Brophy has a Ph.D. in education and human development (technology in education) from Vanderbilt University, a M.S. in computer science (artificial intelligence) from DePaul University, and a B.S. in mechanical engineering from the University of Michigan.

Outside of the classroom, he enjoys outdoor activities with his family, including wife, Carol; two children, Ryan, 11 and Erin, 9; and two dogs, Maggie, 13, and Murphy, a golden retriever puppy.

Monica F. Cox, an assistant professor in engineering education, has expertise in assessment and evaluation of engineering curricula, faculty pedagogy, and student learning. She recently passed her defense in higher education administration at Peabody College at Vanderbilt University. She also has a M.S. in industrial engineering from the University of Alabama and a B.S. in mathematics from Spelman College.

Cox's scholarly research in engineering education is geared toward developing best pedagogical practices for teaching and evaluating engineering students.

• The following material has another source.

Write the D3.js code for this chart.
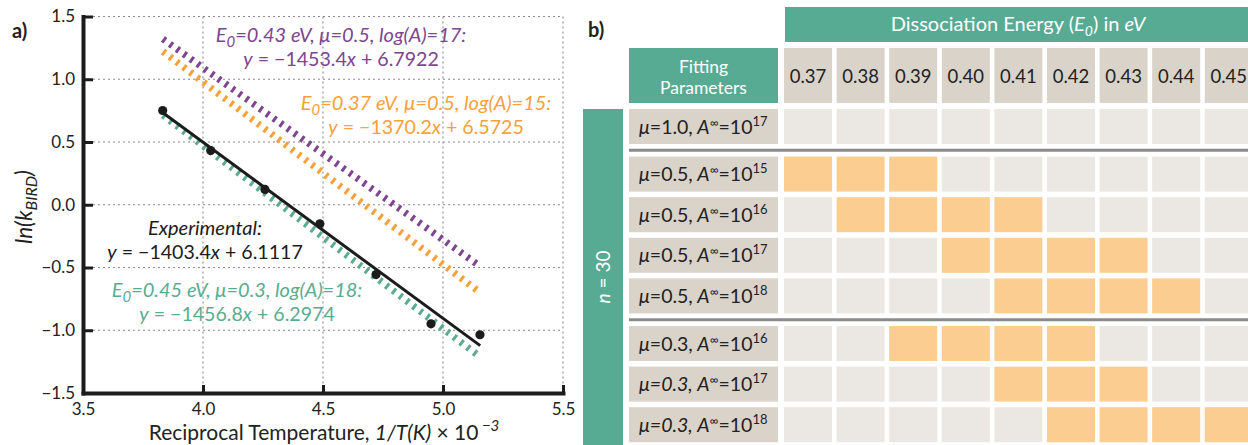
<!DOCTYPE html>
<html>
<head>
<meta charset="utf-8">
<script src="https://cdn.jsdelivr.net/npm/d3@7"></script>
<style>
  html, body { margin: 0; padding: 0; background: #fff; }
  svg { display: block; font-family: Lato, "Noto Sans", sans-serif; }
</style>
</head>
<body>
<svg id="fig" width="1248" height="445"></svg>
<script>
// ---------- panel a: Arrhenius plot of BIRD rate constants ----------
const invTemp = [3.832, 4.032, 4.258, 4.487, 4.721, 4.950, 5.154];   // 1/T(K) x 10^-3
const lnRate  = [0.751, 0.432, 0.122, -0.152, -0.556, -0.949, -1.036]; // ln(k_BIRD)
const xTickValues = [3.5, 4.0, 4.5, 5.0, 5.5];
const yTickValues = [-1.5, -1.0, -0.5, 0.0, 0.5, 1.0, 1.5];

// linear fits: ln(k) = slope * (1/T) + intercept
const fitSlopes     = [-1403.4, -1370.2, -1453.4, -1456.8];
const fitIntercepts = [6.1117, 6.5725, 6.7922, 6.2974];
const fitE0   = [null, "0.37", "0.43", "0.45"];
const fitMu   = [null, "0.5", "0.5", "0.3"];
const fitLogA = [null, 15, 17, 18];
const fitSpan = [[3.83, 5.155], [3.833, 5.142], [3.833, 5.142], [3.833, 5.142]];

const purple = "#7e4590", orange = "#f7a13a", green = "#5aac91", ink = "#1c1c1c";
const fitLineColors = [ink, purple, orange, green];
const fitTextColors = [ink, orange, purple, green];
const fitDrawOrder  = [1, 2, 3, 0];
const fitLabelAnchor = [[205, 235], [426, 110], [341, 42], [237, 297]];

// ---------- panel b: grid of fitting parameters vs. dissociation energy ----------
const energies = ["0.37", "0.38", "0.39", "0.40", "0.41", "0.42", "0.43", "0.44", "0.45"];
const rowMu    = ["1.0", "0.5", "0.5", "0.5", "0.5", "0.3", "0.3", "0.3"];
const rowLogA  = [17, 15, 16, 17, 18, 16, 17, 18];
const rowGroup = [0, 1, 1, 1, 1, 2, 2, 2];
const rowItalicValue = [false, false, false, false, false, false, true, true];
const matches = [
  [],
  ["0.37", "0.38", "0.39"],
  ["0.38", "0.39", "0.40", "0.41"],
  ["0.40", "0.41", "0.42", "0.43"],
  ["0.41", "0.42", "0.43", "0.44"],
  ["0.39", "0.40", "0.41", "0.42"],
  ["0.41", "0.42", "0.43"],
  ["0.42", "0.43", "0.44", "0.45"]
];

const teal = "#58ab93", beige = "#d9d3ca", pale = "#ebe8e3", peach = "#fbcd90";

const svg = d3.select("#fig");

// ================= panel a =================
const x = d3.scaleLinear().domain([3.5, 5.5]).range([83, 563]);
const y = d3.scaleLinear().domain([-1.5, 1.5]).range([393, 16.5]);

const grid = svg.append("g").attr("stroke", "#8a8a8a").attr("stroke-width", 1.1)
  .attr("stroke-dasharray", "2,3");
grid.selectAll("line.v").data(xTickValues.slice(1)).join("line")
  .attr("x1", d => x(d)).attr("x2", d => x(d))
  .attr("y1", y(1.5)).attr("y2", y(-1.5));
grid.selectAll("line.h").data(yTickValues.slice(1)).join("line")
  .attr("x1", x(3.5)).attr("x2", x(5.5))
  .attr("y1", d => y(d)).attr("y2", d => y(d));

// fitted lines
const fitLine = (i) => fitSpan[i].map(t => [x(t), y(fitSlopes[i] * t / 1000 + fitIntercepts[i])]);
fitDrawOrder.forEach(i => {
  const pts = fitLine(i);
  const ln = svg.append("line")
    .attr("x1", pts[0][0]).attr("y1", pts[0][1])
    .attr("x2", pts[1][0]).attr("y2", pts[1][1])
    .attr("stroke", fitLineColors[i]);
  if (i === 0) ln.attr("stroke-width", 3);
  else ln.attr("stroke-width", 7).attr("stroke-dasharray", "3,5.5");
});

// measured points
svg.append("g").selectAll("circle").data(invTemp).join("circle")
  .attr("cx", d => x(d)).attr("cy", (d, i) => y(lnRate[i]))
  .attr("r", 4.6).attr("fill", ink);

// axes
const axisFont = 17;
const gx = svg.append("g").attr("transform", `translate(0,${y(-1.5)})`)
  .call(d3.axisBottom(x).tickValues(xTickValues).tickFormat(d3.format(".1f"))
    .tickSize(-8).tickSizeOuter(0).tickPadding(10));
const gy = svg.append("g").attr("transform", `translate(${x(3.5)},0)`)
  .call(d3.axisLeft(y).tickValues(yTickValues).tickFormat(d => d3.format(".1f")(d).replace("-", "\u2212"))
    .tickSize(-10).tickSizeOuter(0).tickPadding(8));
[gx, gy].forEach(g => {
  g.select(".domain").attr("stroke", ink).attr("stroke-width", 4).attr("stroke-linecap", "square");
  g.selectAll(".tick line").attr("stroke", ink).attr("stroke-width", 3);
  g.selectAll(".tick text").attr("fill", "#222").attr("font-size", axisFont)
    .attr("font-family", "Lato, 'Noto Sans', sans-serif");
});

// axis titles
const xt = svg.append("text").attr("x", 324).attr("y", 439.7).attr("text-anchor", "middle")
  .attr("font-size", 21).attr("fill", "#222");
xt.append("tspan").text("Reciprocal Temperature, ");
xt.append("tspan").attr("font-style", "italic").text("1/T(K)");
xt.append("tspan").text(" \u00d7 10");
xt.append("tspan").attr("dy", -9).attr("font-size", 15).attr("font-style", "italic").text(" \u22123");

const yt = svg.append("text").attr("transform", "translate(32,207) rotate(-90)")
  .attr("text-anchor", "middle").attr("font-size", 22.5).attr("font-style", "italic").attr("fill", "#222");
yt.append("tspan").text("ln(k");
yt.append("tspan").attr("dy", 5).attr("font-size", 16).text("BIRD");
yt.append("tspan").attr("dy", -5).text(")");

// fit annotations
const fmtEq = i => {
  const s = Math.abs(fitSlopes[i]).toFixed(1), b = fitIntercepts[i].toFixed(4);
  return [["y", true], [" = \u2212" + s, false], ["x", true], [" + " + b, false]];
};
fitLabelAnchor.forEach(([cx, cy], i) => {
  const t1 = svg.append("text").attr("x", cx).attr("y", cy).attr("text-anchor", "middle")
    .attr("font-size", 20).attr("font-style", "italic").attr("fill", fitTextColors[i]);
  if (fitE0[i] === null) {
    t1.text("Experimental:");
  } else {
    t1.append("tspan").text("E");
    t1.append("tspan").attr("dy", 5).attr("font-size", 15).text("0");
    t1.append("tspan").attr("dy", -5)
      .text(`=${fitE0[i]} eV, \u03bc=${fitMu[i]}, log(A)=${fitLogA[i]}:`);
  }
  const t2 = svg.append("text").attr("x", cx).attr("y", cy + 24).attr("text-anchor", "middle")
    .attr("font-size", 19.6).attr("fill", fitTextColors[i]);
  fmtEq(i).forEach(([s, it]) => t2.append("tspan").attr("font-style", it ? "italic" : "normal").text(s));
});

svg.append("text").attr("x", 12).attr("y", 38).attr("font-size", 20).attr("font-weight", 700)
  .attr("fill", "#222").text("a)");

// ================= panel b =================
svg.append("text").attr("x", 588).attr("y", 37).attr("font-size", 20).attr("font-weight", 700)
  .attr("fill", "#222").text("b)");

const xe = d3.scaleBand().domain(energies).range([784, 1252.8]).paddingInner(0.087);
const rowStep = d3.scaleLinear().domain([0, 1]).range([109, 149.6]);
const rowTop = i => rowStep(i) + rowGroup[i] * 7;
const rowH = 35;

// header band
svg.append("rect").attr("x", 785).attr("y", 7).attr("width", 470).attr("height", 35).attr("fill", teal);
const hd = svg.append("text").attr("x", 1018).attr("y", 31).attr("text-anchor", "middle")
  .attr("font-size", 20).attr("fill", "#fff");
hd.append("tspan").text("Dissociation Energy (");
hd.append("tspan").attr("font-style", "italic").text("E");
hd.append("tspan").attr("font-style", "italic").attr("dy", 5).attr("font-size", 14).text("0");
hd.append("tspan").attr("dy", -5).text(") in ");
hd.append("tspan").attr("font-style", "italic").text("eV");

// column header row
svg.append("rect").attr("x", 629).attr("y", 48).attr("width", 149).attr("height", 55).attr("fill", teal);
svg.append("text").attr("x", 703.5).attr("y", 72.5).attr("text-anchor", "middle")
  .attr("font-size", 17.5).attr("fill", "#fff").text("Fitting");
svg.append("text").attr("x", 703.5).attr("y", 93.5).attr("text-anchor", "middle")
  .attr("font-size", 17.5).attr("fill", "#fff").text("Parameters");

const colHead = svg.append("g").selectAll("g").data(energies).join("g");
colHead.append("rect").attr("x", d => xe(d)).attr("y", 48)
  .attr("width", xe.bandwidth()).attr("height", 55).attr("fill", beige);
colHead.append("text").attr("x", d => xe(d) + xe.bandwidth() / 2).attr("y", 83)
  .attr("text-anchor", "middle").attr("font-size", 18.5).attr("fill", "#222").text(d => d);

// side band: n = 30
svg.append("rect").attr("x", 583).attr("y", 109).attr("width", 40).attr("height", 340).attr("fill", teal);
const nt = svg.append("text").attr("transform", "translate(610,277) rotate(-90)")
  .attr("text-anchor", "middle").attr("font-size", 19).attr("fill", "#fff");
nt.append("tspan").attr("font-style", "italic").text("n");
nt.append("tspan").text(" = 30");

// group separators
[1, 5].forEach(i => {
  svg.append("line").attr("x1", 629).attr("x2", 1248)
    .attr("y1", rowTop(i) - 6.3).attr("y2", rowTop(i) - 6.3)
    .attr("stroke", "#8b8b8b").attr("stroke-width", 3);
});

// parameter rows
rowMu.forEach((mu, i) => {
  const top = rowTop(i);
  svg.append("rect").attr("x", 629).attr("y", top).attr("width", 149).attr("height", rowH).attr("fill", beige);
  const t = svg.append("text").attr("x", 639).attr("y", top + 24.5).attr("font-size", 19.5).attr("fill", "#222");
  t.append("tspan").attr("font-style", "italic").text("\u03bc");
  t.append("tspan").attr("font-style", rowItalicValue[i] ? "italic" : "normal").text("=" + mu + ",");
  t.append("tspan").attr("font-style", "italic").text(" A");
  t.append("tspan").attr("dy", -7).attr("font-size", 12).text("\u221e");
  t.append("tspan").attr("dy", 7).text("=10");
  t.append("tspan").attr("dy", -8).attr("font-size", 13).text(rowLogA[i]);

  svg.append("g").selectAll("rect").data(energies).join("rect")
    .attr("x", d => xe(d)).attr("y", top)
    .attr("width", xe.bandwidth()).attr("height", rowH)
    .attr("fill", d => matches[i].includes(d) ? peach : pale);
});
</script>
</body>
</html>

"I want to explore how different kinds of engineering students respond to various engineering classroom environments," she says. "Do different styles of instruction affect how well engineering students understand and retain concepts? Is there a 'right' way to teach engineering? If so, how do you train faculty to teach so that student learning is maximized?"

These and many other grand questions are at the core of engineering education scholarly pursuits. Cox's research will become part of a growing body of core, foundational knowledge to guide the engineering community in the teaching of engineering.

Cox puts her theories into practice in her classrooms and hopes her efforts have long-term effects. "I encourage students to reach out to one another for information and to learn and apply academic concepts," says Cox. "I also have students reflect upon their learning often and think about how their actions will affect society as a whole. Finally, I want students to ask questions that are meaningful and will transform the disciplines that they are studying."

Cox is originally from Newville, Alabama, and is the first African American woman to join Purdue Engineering's faculty. She cited Purdue's culture of embracing diversity as a factor that contributed to her coming to Purdue. In her spare time, she enjoys reading, gardening, and going for motorcycle rides with her husband.